Конец 1930-х, когда один за другим писатели подвергались репрессиям, был труден для поэзии. Вполне возможно, что переводы давали Антокольскому, как и некоторым другим поэтам, найти на время более или менее безопасную нишу. Однако приближение мировой трагедии не могло не отозваться в стихах. Острым предчувствием беды, уже стоящей у ворот страны, проникнуто стих., написанное в самый канун войны, — «Июнь сорок первого года» (впоследствии оно было названо поэтом «Накануне»). В годы войны у него вышли книги «Полгода» (1942), «Железо и огонь» (1942), «Сын» (1943), к ним следует по праву присоединить «Третью книгу войны», вышедшую в 1946. Первая книга («Полгода») открывалась стихотворением «Мой сын», во второй тоже есть стихи, адресованные лейтенанту Владимиру Антокольскому.

В 1942 Антокольского постигло страшное горе: сын погиб. Он пишет поэму-эпитафию, посвященную как своему сыну, так и всем погибшим сыновьям. Вся поэма представляет собою монолог, разговор поэта со своей душой и с погибшим сыном. Внутреннее ощущение своей слитности с народом и своей трагедии с народной бедой создало эпическую подпочву для этого внешне сугубо лирического произведения. Рассказывая о сыне, скорбя и ужасаясь, Антокольский находит в себе силы не только преодолеть личную боль, но и заставить своих читателей задуматься об общих проблемах бытия. Поэма Антокольского стоит в одном ряду с поэмой «Зоя» М.Алигер и поэмой О.Берггольц «Памяти защитников».

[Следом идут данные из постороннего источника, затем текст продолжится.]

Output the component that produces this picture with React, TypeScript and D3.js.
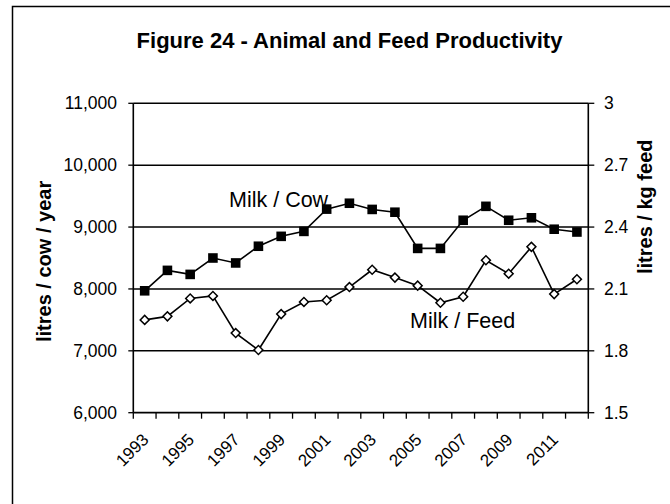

В послевоенные годы Антокольский выпускает книги, подводившие своеобразные итоги: «Избранное» (1947), «Стихи и поэмы» (1950), «Десять лет» (1953). То было время подспудной работы мысли и души. Во второй половине 1950-х наметился в его творчестве новый подъем. Так было и с другими поэтами старшего поколения — В.Луговским, Л.Мартыновым, Н.Заболоцким. В это время напряженно и ярко жила молодая поэзия. Антокольский выпускает книгу «Мастерская» (1958), почти целиком посвященную искусству и людям искусства. Он работает много и плодотворно, издает несколько книг, разных по своему содержанию: «Сила Вьетнама» (I960), «Высокое напряжение» (1962), «Четвертое измерение» (1964), «Повесть временных лет» (1968). И «Четвертое измерение», и «Повесть временных лет», по выражению Антокольского, как бы «перелистывают» его жизнь. Время, как всегда у Антокольского, остается главным героем его произведений — не только тех, где он обращается к истории («Ночной смотр»), но и тех, где речь идет о современности («Путевой журнал»), а также в единственной у него прозаической книге «Сказки времени» (1971). Антокольский много пишет о поэтическом мастерстве, вспоминая при этом своих друзей поэтов, т.е. опираясь не только на собственный богатый опыт, но и на опыт художников разных стран (Поэты и время. М., 1957). Вклад Антокольского в поэзию советской эпохи и в русскую поэзию весом и значителен. Он продолжил и развил романтическую линию в поэтическом искусстве.

Павловский А. И.
Русская литература XX века. Прозаики, поэты, драматурги: биобиблиографический словарь: в 3 т. — М.: ОЛМА-ПРЕСС Инвест, 2005. — Том 1. с. 51–53.